The company’s shares are currently down 42% from a year earlier.
On Wednesday, The Children’s Place reported its third-quarter earnings, and the results were not what analysts were hoping to see. The company managed to barely beat earnings expectations, but its revenue fell short of Wall Street’s guidance.
And management painted a grim outlook for its holiday sales, saying competition from stores like Target could derail sales. This caused the company’s shares to drop more than 20% on Wednesday.
Here is a closer look at the company’s problematic third-quarter, and what we can expect from The Children’s Place going forward.
The Children’s Place misses Q3 targets
It wasn’t all bad news for The Children’s Place during the third quarter. The retailer did manage to beat earnings expectations, and the company’s revenue and comparable sales are up from a year earlier.
But that’s pretty much where the good news ends. The company’s revenue rose 0.4% to reach $524.8 million, but that’s a far cry from forecasts of $534 million.
And while The Children’s Place saw its comparable sales rise 0.8%, this falls short of the company’s own guidance of between 3% and 4%. But the company’s low fourth-quarter guidance is the main culprit for its declining shares.
Management expects its fourth-quarter revenue to fall between $504 million and $509 million.

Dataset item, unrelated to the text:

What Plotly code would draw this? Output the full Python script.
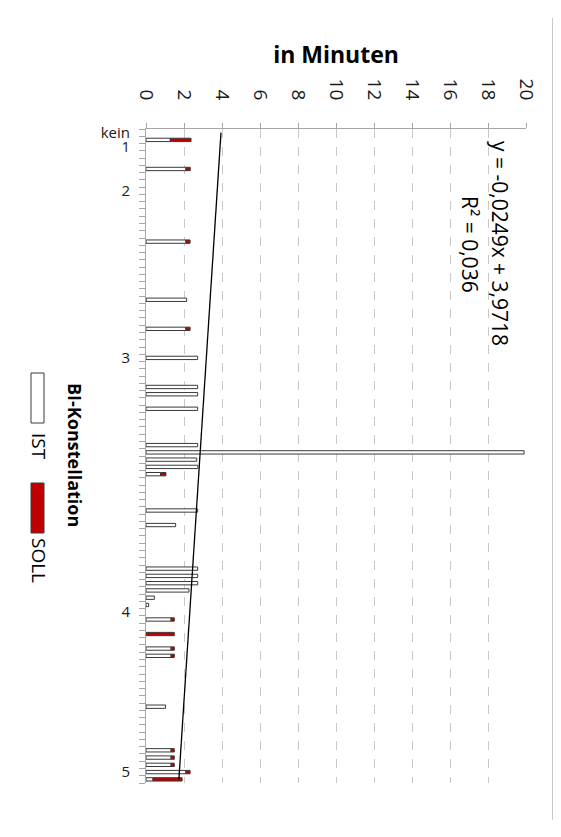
import plotly.graph_objects as go

# ---------------- data ----------------
# category rows (0 = top row) and their labels (blank rows have no label)
n_rows = 90
label_rows = [0, 2, 8, 31, 66, 88]
label_text = ["kein", "1", "2", "3", "4", "5"]

bar_rows = [1, 5, 15, 23, 27, 31, 35, 36, 38, 43, 44, 45, 46, 47, 52, 54,
            60, 61, 62, 63, 64, 65, 67, 69, 71, 72, 79, 85, 86, 87, 88, 89]
ist = [1.28, 2.10, 2.10, 2.14, 2.10, 2.72, 2.72, 2.72, 2.72, 2.72, 19.9, 2.67,
       2.73, 0.77, 2.72, 1.56, 2.72, 2.72, 2.72, 2.26, 0.44, 0.14, 1.32, None,
       1.32, 1.32, 1.03, 1.32, 1.32, 1.32, 2.10, 0.37]
soll = [1.09, 0.23, 0.22, -0.12, 0.22, None, None, None, None, None, None, None,
        None, 0.28, None, None, None, None, None, None, None, None, 0.17, 1.49,
        0.17, 0.17, None, 0.17, 0.17, 0.17, 0.22, 1.53]

trend_slope = -0.0249
trend_intercept = 3.9718
trend_label = "y = -0,0249x + 3,9718"
r2_label = "R² = 0,036"

x_ticks = [0, 2, 4, 6, 8, 10, 12, 14, 16, 18, 20]

# ---------------- geometry helpers ----------------
OFF = 8                      # page body margin
W, H = 545, 821
L, T = 138, 121
PW, PH = 380, 654
R, B = W - L - PW, H - T - PH


def px(x):                   # page pixel -> paper fraction
    return (x - OFF - L) / PW


def py(y):
    return (T + PH - (y - OFF)) / PH


FONT = "Open Sans"
outline = "#3a3a3a"

fig = go.Figure()
fig.add_trace(go.Bar(
    y=bar_rows, x=ist, orientation="h", name="IST", width=0.46,
    marker=dict(color="white", line=dict(color=outline, width=1)),
    showlegend=False))
fig.add_trace(go.Bar(
    y=bar_rows, x=soll, orientation="h", name="SOLL", width=0.46,
    marker=dict(color="#c00000", line=dict(color=outline, width=1)),
    showlegend=False))

# linear trendline (Excel category numbers 1..n_rows)
t_rows = [0, n_rows - 1]
t_x = [trend_intercept + trend_slope * (r + 1) for r in t_rows]
fig.add_trace(go.Scatter(x=t_x, y=t_rows, mode="lines",
                         line=dict(color="black", width=1.3),
                         showlegend=False, hoverinfo="skip"))

fig.update_layout(
    width=W, height=H, barmode="relative", bargap=0.5,
    margin=dict(l=L, r=R, t=T, b=B, pad=0),
    paper_bgcolor="white", plot_bgcolor="white",
    font=dict(family=FONT, color="#1a1a1a"),
)

fig.update_xaxes(
    side="top", range=[0, 20], tickvals=x_ticks, tickangle=90,
    tickfont=dict(size=19, color="#1a1a1a"),
    ticks="outside", ticklen=5, tickcolor="#a6a6a6",
    ticklabelstandoff=16,
    showline=True, linecolor="#a6a6a6", linewidth=1,
    showgrid=True, gridcolor="#c8c8c8", griddash="dash", gridwidth=1,
    zeroline=False,
    title=dict(text="<b>in Minuten</b>", font=dict(size=23, color="black"),
               standoff=8),
)

fig.update_yaxes(
    range=[n_rows - 0.5, -0.5], tickmode="array", tickvals=label_rows,
    ticktext=label_text, tickfont=dict(size=15, color="#1a1a1a"),
    ticks="", ticklabelstandoff=12,
    minor=dict(tickmode="array",
               tickvals=[i - 0.5 for i in range(n_rows + 1)],
               ticks="outside", ticklen=6, tickcolor="#a6a6a6",
               showgrid=False),
    showline=True, linecolor="#a6a6a6", linewidth=1,
    showgrid=False, zeroline=False,
)

# trendline equation (rotated like the reference)
fig.add_annotation(x=px(500), y=py(243), xref="paper", yref="paper",
                   xanchor="center", yanchor="middle",
                   text=trend_label, textangle=90, showarrow=False,
                   font=dict(size=21, color="black"))
fig.add_annotation(x=px(470), y=py(244), xref="paper", yref="paper",
                   xanchor="center", yanchor="middle",
                   text=r2_label, textangle=90, showarrow=False,
                   font=dict(size=21, color="black"))

# rotated legend
fig.add_annotation(x=px(75), y=py(455), xref="paper", yref="paper",
                   xanchor="center", yanchor="middle",
                   text="<b>BI-Konstellation</b>", textangle=90, showarrow=False,
                   font=dict(size=18, color="black"))
legend_items = [("IST", "white", 373, 423, 446), ("SOLL", "#c00000", 483, 533, 560)]
for name, col, y0, y1, ty in legend_items:
    fig.add_shape(type="rect", xref="paper", yref="paper",
                  x0=px(31), x1=px(44), y0=py(y1), y1=py(y0),
                  fillcolor=col, line=dict(color=outline, width=1))
    fig.add_annotation(x=px(39), y=py(ty), xref="paper", yref="paper",
                       xanchor="center", yanchor="middle",
                       text=name, textangle=90, showarrow=False,
                       font=dict(size=19, color="black"))

# chart frame (right edge visible in the reference)
fig.add_shape(type="line", xref="paper", yref="paper",
              x0=px(552.5), x1=px(552.5), y0=py(820), y1=py(18),
              line=dict(color="#c8c8c8", width=1))

fig.write_html("out.html")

This number is substantially lower than the previous revenue estimates of $555.1 million.
The Children’s Place CEO Jane Elfers said the company had a robust back-to-school season but blamed the revenue miss on warm weather and declining mall traffic.
Warm weather seems like an unlikely culprit, but declining mall traffic is a very real problem for The Children’s Place. And it has the potential to derail the company’s relaunch of the Gymboree brand.
Not to mention, the company faces stiff competition from stores like Target and Gap, which offer their own children’s clothing lines. Overall, The Children’s Place is considered a hold on Wall Street with a potential upside of 7%.